SOURCE DATA >>
════════════════

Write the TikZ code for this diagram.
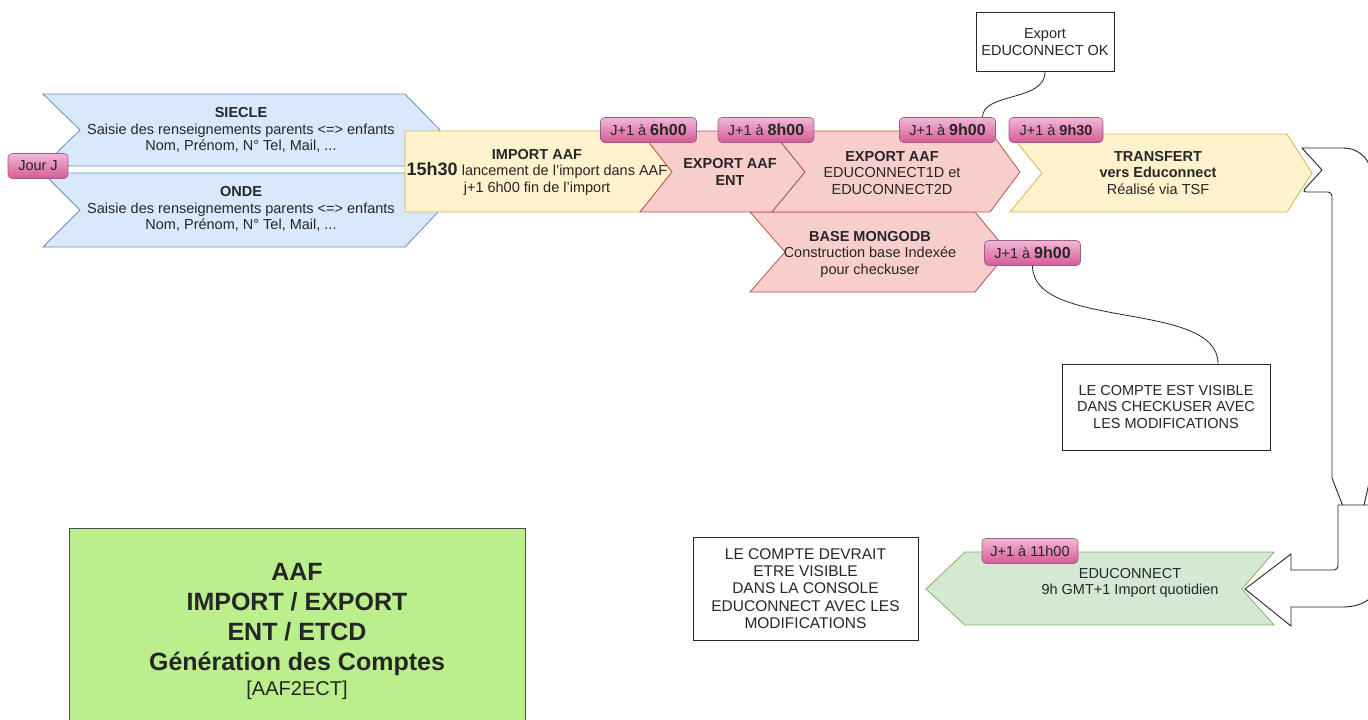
\documentclass[tikz,border=0pt]{standalone}
\usepackage{fontspec}
\setmainfont{Liberation Sans}
\definecolor{bluefill}{HTML}{DAE8FC}\definecolor{bluedraw}{HTML}{6C8EBF}
\definecolor{yelfill}{HTML}{FFF2CC}\definecolor{yeldraw}{HTML}{D6B656}
\definecolor{pinkfill}{HTML}{F8CECC}\definecolor{pinkdraw}{HTML}{B85450}
\definecolor{grnfill}{HTML}{D5E8D4}\definecolor{grndraw}{HTML}{82B366}
\definecolor{tagtop}{HTML}{F2B8D6}\definecolor{tagbot}{HTML}{D65A96}\definecolor{tagdraw}{HTML}{996185}
\definecolor{aafgreen}{HTML}{BAEF8C}
\begin{document}
\begin{tikzpicture}[x=1pt,y=-1pt,
  every node/.style={font=\fontsize{14.5}{16.5}\selectfont, inner sep=0pt, text=black!85},
  txt/.style={align=center},
  bluestep/.style={fill=bluefill, draw=bluedraw, line width=0.8pt},
  yelstep/.style={fill=yelfill, draw=yeldraw, line width=0.8pt},
  pinkstep/.style={fill=pinkfill, draw=pinkdraw, line width=0.8pt},
  grnstep/.style={fill=grnfill, draw=grndraw, line width=0.8pt},
  tag/.style={rounded corners=4pt, top color=tagtop, bottom color=tagbot, draw=tagdraw, line width=0.6pt, minimum height=25pt, minimum width=96pt, align=center},
  note/.style={draw=black!85, fill=white, line width=0.8pt, align=center},
  link/.style={draw=black!85, line width=0.8pt},
  uarrow/.style={fill=white, draw=black!85, line width=0.9pt, line join=miter}
]
\useasboundingbox (0,0) rectangle (1368,720);
\clip (0,0) rectangle (1368,720);

% blue chevrons
\draw[bluestep] (43,94) -- (405,94) -- (440,130) -- (405,166) -- (43,166) -- (80,130) -- cycle;
\draw[bluestep] (43,173) -- (405,173) -- (440,210) -- (405,247) -- (43,247) -- (80,210) -- cycle;
% import AAF
\draw[yelstep] (405,131) -- (640,131) -- (672,172) -- (640,212) -- (405,212) -- cycle;
% mongodb
\draw[pinkstep] (750,212) -- (975,212) -- (1008,252) -- (975,292) -- (750,292) -- (785,252) -- cycle;
% export ENT
\draw[pinkstep] (640,131) -- (772,131) -- (805,172) -- (772,212) -- (640,212) -- (672,172) -- cycle;
% export educonnect
\draw[pinkstep] (772,131) -- (990,131) -- (1020,172) -- (990,212) -- (772,212) -- (805,172) -- cycle;
% transfert
\draw[yelstep] (1010,134) -- (1287,134) -- (1312,173) -- (1287,212) -- (1010,212) -- (1042,173) -- cycle;
% educonnect (green, left)
\draw[grnstep] (965,552) -- (1274,552) -- (1242,589) -- (1274,625) -- (965,625) -- (926,589) -- cycle;

% big U arrow
\draw[uarrow] (1302,148) -- (1343,148) .. controls (1360,148) and (1372,160) .. (1372,180)
  -- (1372,470) -- (1356,540) -- (1332,478) [rounded corners=4pt] -- (1332,192) -- (1302,192) [sharp corners] -- (1322,170) -- cycle;
\draw[uarrow] (1380,505) -- (1338,505) [rounded corners=4pt] -- (1338,570) [sharp corners] -- (1291,570) -- (1291,554) -- (1245,589)
  -- (1291,626) -- (1291,607) -- (1343,607) .. controls (1365,607) and (1380,595) .. (1380,575) -- cycle;

% texts in steps
\node[txt] (siecle) at (241,130) {\textbf{SIECLE}\\Saisie des renseignements parents <=> enfants\\Nom, Prénom, N° Tel, Mail, ...};
\node[txt] (onde) at (241,209) {\textbf{ONDE}\\Saisie des renseignements parents <=> enfants\\Nom, Prénom, N° Tel, Mail, ...};
\node[txt] (import) at (537,172) {\textbf{IMPORT AAF}\\{\fontsize{18}{16.5}\selectfont\bfseries 15h30} lancement de l'import dans AAF\\j+1 6h00 fin de l'import};
\node[txt] (ent) at (730,172) {\textbf{EXPORT AAF}\\\textbf{ENT}};
\node[txt] (educ) at (892,173) {\textbf{EXPORT AAF}\\EDUCONNECT1D et\\EDUCONNECT2D};
\node[txt] (mongo) at (870,254) {\textbf{BASE MONGODB}\\Construction base Indexée\\pour checkuser};
\node[txt] (transfert) at (1158,173) {\textbf{TRANSFERT}\\\textbf{vers Educonnect}\\Réalisé via TSF};
\node[txt] (educgreen) at (1130,583) {EDUCONNECT\\9h GMT+1 Import quotidien};

% tags
\node[tag, minimum width=60pt] (jour) at (38,166) {Jour J};
\node[tag] (t6) at (648.5,130) {J+1 à {\fontsize{16}{16}\selectfont\bfseries 6h00}};
\node[tag] (t8) at (766,130) {J+1 à {\fontsize{16}{16}\selectfont\bfseries 8h00}};
\node[tag] (t9a) at (947.5,130) {J+1 à {\fontsize{16}{16}\selectfont\bfseries 9h00}};
\node[tag, minimum width=94pt] (t930) at (1056,130) {J+1 à \textbf{9h30}};
\node[tag] (t9b) at (1032.5,253) {J+1 à {\fontsize{16}{16}\selectfont\bfseries 9h00}};
\node[tag] (t11) at (1030,551) {J+1 à 11h00};

% notes
\node[note, minimum width=138pt, minimum height=59pt] (ok) at (1045,42) {Export\\EDUCONNECT OK};
\node[note, minimum width=208pt, minimum height=86pt] (chk) at (1166,407) {LE COMPTE EST VISIBLE\\DANS CHECKUSER AVEC\\LES MODIFICATIONS};
\node[note, minimum width=225pt, minimum height=103pt, font=\fontsize{15.5}{17.2}\selectfont] (dev) at (805.5,588.5) {LE COMPTE DEVRAIT\\ETRE VISIBLE\\DANS LA CONSOLE\\EDUCONNECT AVEC LES\\MODIFICATIONS};

% links
\draw[link] (ok.south) .. controls +(0,30) and +(0,-25) .. ([xshift=35pt]t9a.north);
\draw[link] (t9b.south) .. controls +(0,65) and +(0,-64) .. ([xshift=52pt]chk.north);

% title box
\node[draw=black!70, fill=aafgreen, line width=0.8pt, minimum width=456pt, minimum height=200pt, anchor=north west, align=center] (aaf) at (69,528) {};
\node[align=center, font=\fontsize{25}{30}\selectfont\bfseries] (aaft) at (297,619) {AAF\\IMPORT / EXPORT\\ENT / ETCD\\Génération des Comptes};
\node[font=\fontsize{20}{24}\selectfont] (aafc) at (297,690) {[AAF2ECT]};
\end{tikzpicture}
\end{document}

════════════════

STATED PROBLEM >>
Write the full listing out again with every line unchanged, but include no pictures.

REPLY >>
Write the TikZ code for this diagram.
\documentclass[tikz,border=0pt]{standalone}
\usepackage{fontspec}
\setmainfont{Liberation Sans}
\definecolor{bluefill}{HTML}{DAE8FC}\definecolor{bluedraw}{HTML}{6C8EBF}
\definecolor{yelfill}{HTML}{FFF2CC}\definecolor{yeldraw}{HTML}{D6B656}
\definecolor{pinkfill}{HTML}{F8CECC}\definecolor{pinkdraw}{HTML}{B85450}
\definecolor{grnfill}{HTML}{D5E8D4}\definecolor{grndraw}{HTML}{82B366}
\definecolor{tagtop}{HTML}{F2B8D6}\definecolor{tagbot}{HTML}{D65A96}\definecolor{tagdraw}{HTML}{996185}
\definecolor{aafgreen}{HTML}{BAEF8C}
\begin{document}
\begin{tikzpicture}[x=1pt,y=-1pt,
  every node/.style={font=\fontsize{14.5}{16.5}\selectfont, inner sep=0pt, text=black!85},
  txt/.style={align=center},
  bluestep/.style={fill=bluefill, draw=bluedraw, line width=0.8pt},
  yelstep/.style={fill=yelfill, draw=yeldraw, line width=0.8pt},
  pinkstep/.style={fill=pinkfill, draw=pinkdraw, line width=0.8pt},
  grnstep/.style={fill=grnfill, draw=grndraw, line width=0.8pt},
  tag/.style={rounded corners=4pt, top color=tagtop, bottom color=tagbot, draw=tagdraw, line width=0.6pt, minimum height=25pt, minimum width=96pt, align=center},
  note/.style={draw=black!85, fill=white, line width=0.8pt, align=center},
  link/.style={draw=black!85, line width=0.8pt},
  uarrow/.style={fill=white, draw=black!85, line width=0.9pt, line join=miter}
]
\useasboundingbox (0,0) rectangle (1368,720);
\clip (0,0) rectangle (1368,720);

% blue chevrons
\draw[bluestep] (43,94) -- (405,94) -- (440,130) -- (405,166) -- (43,166) -- (80,130) -- cycle;
\draw[bluestep] (43,173) -- (405,173) -- (440,210) -- (405,247) -- (43,247) -- (80,210) -- cycle;
% import AAF
\draw[yelstep] (405,131) -- (640,131) -- (672,172) -- (640,212) -- (405,212) -- cycle;
% mongodb
\draw[pinkstep] (750,212) -- (975,212) -- (1008,252) -- (975,292) -- (750,292) -- (785,252) -- cycle;
% export ENT
\draw[pinkstep] (640,131) -- (772,131) -- (805,172) -- (772,212) -- (640,212) -- (672,172) -- cycle;
% export educonnect
\draw[pinkstep] (772,131) -- (990,131) -- (1020,172) -- (990,212) -- (772,212) -- (805,172) -- cycle;
% transfert
\draw[yelstep] (1010,134) -- (1287,134) -- (1312,173) -- (1287,212) -- (1010,212) -- (1042,173) -- cycle;
% educonnect (green, left)
\draw[grnstep] (965,552) -- (1274,552) -- (1242,589) -- (1274,625) -- (965,625) -- (926,589) -- cycle;

% big U arrow
\draw[uarrow] (1302,148) -- (1343,148) .. controls (1360,148) and (1372,160) .. (1372,180)
  -- (1372,470) -- (1356,540) -- (1332,478) [rounded corners=4pt] -- (1332,192) -- (1302,192) [sharp corners] -- (1322,170) -- cycle;
\draw[uarrow] (1380,505) -- (1338,505) [rounded corners=4pt] -- (1338,570) [sharp corners] -- (1291,570) -- (1291,554) -- (1245,589)
  -- (1291,626) -- (1291,607) -- (1343,607) .. controls (1365,607) and (1380,595) .. (1380,575) -- cycle;

% texts in steps
\node[txt] (siecle) at (241,130) {\textbf{SIECLE}\\Saisie des renseignements parents <=> enfants\\Nom, Prénom, N° Tel, Mail, ...};
\node[txt] (onde) at (241,209) {\textbf{ONDE}\\Saisie des renseignements parents <=> enfants\\Nom, Prénom, N° Tel, Mail, ...};
\node[txt] (import) at (537,172) {\textbf{IMPORT AAF}\\{\fontsize{18}{16.5}\selectfont\bfseries 15h30} lancement de l'import dans AAF\\j+1 6h00 fin de l'import};
\node[txt] (ent) at (730,172) {\textbf{EXPORT AAF}\\\textbf{ENT}};
\node[txt] (educ) at (892,173) {\textbf{EXPORT AAF}\\EDUCONNECT1D et\\EDUCONNECT2D};
\node[txt] (mongo) at (870,254) {\textbf{BASE MONGODB}\\Construction base Indexée\\pour checkuser};
\node[txt] (transfert) at (1158,173) {\textbf{TRANSFERT}\\\textbf{vers Educonnect}\\Réalisé via TSF};
\node[txt] (educgreen) at (1130,583) {EDUCONNECT\\9h GMT+1 Import quotidien};

% tags
\node[tag, minimum width=60pt] (jour) at (38,166) {Jour J};
\node[tag] (t6) at (648.5,130) {J+1 à {\fontsize{16}{16}\selectfont\bfseries 6h00}};
\node[tag] (t8) at (766,130) {J+1 à {\fontsize{16}{16}\selectfont\bfseries 8h00}};
\node[tag] (t9a) at (947.5,130) {J+1 à {\fontsize{16}{16}\selectfont\bfseries 9h00}};
\node[tag, minimum width=94pt] (t930) at (1056,130) {J+1 à \textbf{9h30}};
\node[tag] (t9b) at (1032.5,253) {J+1 à {\fontsize{16}{16}\selectfont\bfseries 9h00}};
\node[tag] (t11) at (1030,551) {J+1 à 11h00};

% notes
\node[note, minimum width=138pt, minimum height=59pt] (ok) at (1045,42) {Export\\EDUCONNECT OK};
\node[note, minimum width=208pt, minimum height=86pt] (chk) at (1166,407) {LE COMPTE EST VISIBLE\\DANS CHECKUSER AVEC\\LES MODIFICATIONS};
\node[note, minimum width=225pt, minimum height=103pt, font=\fontsize{15.5}{17.2}\selectfont] (dev) at (805.5,588.5) {LE COMPTE DEVRAIT\\ETRE VISIBLE\\DANS LA CONSOLE\\EDUCONNECT AVEC LES\\MODIFICATIONS};

% links
\draw[link] (ok.south) .. controls +(0,30) and +(0,-25) .. ([xshift=35pt]t9a.north);
\draw[link] (t9b.south) .. controls +(0,65) and +(0,-64) .. ([xshift=52pt]chk.north);

% title box
\node[draw=black!70, fill=aafgreen, line width=0.8pt, minimum width=456pt, minimum height=200pt, anchor=north west, align=center] (aaf) at (69,528) {};
\node[align=center, font=\fontsize{25}{30}\selectfont\bfseries] (aaft) at (297,619) {AAF\\IMPORT / EXPORT\\ENT / ETCD\\Génération des Comptes};
\node[font=\fontsize{20}{24}\selectfont] (aafc) at (297,690) {[AAF2ECT]};
\end{tikzpicture}
\end{document}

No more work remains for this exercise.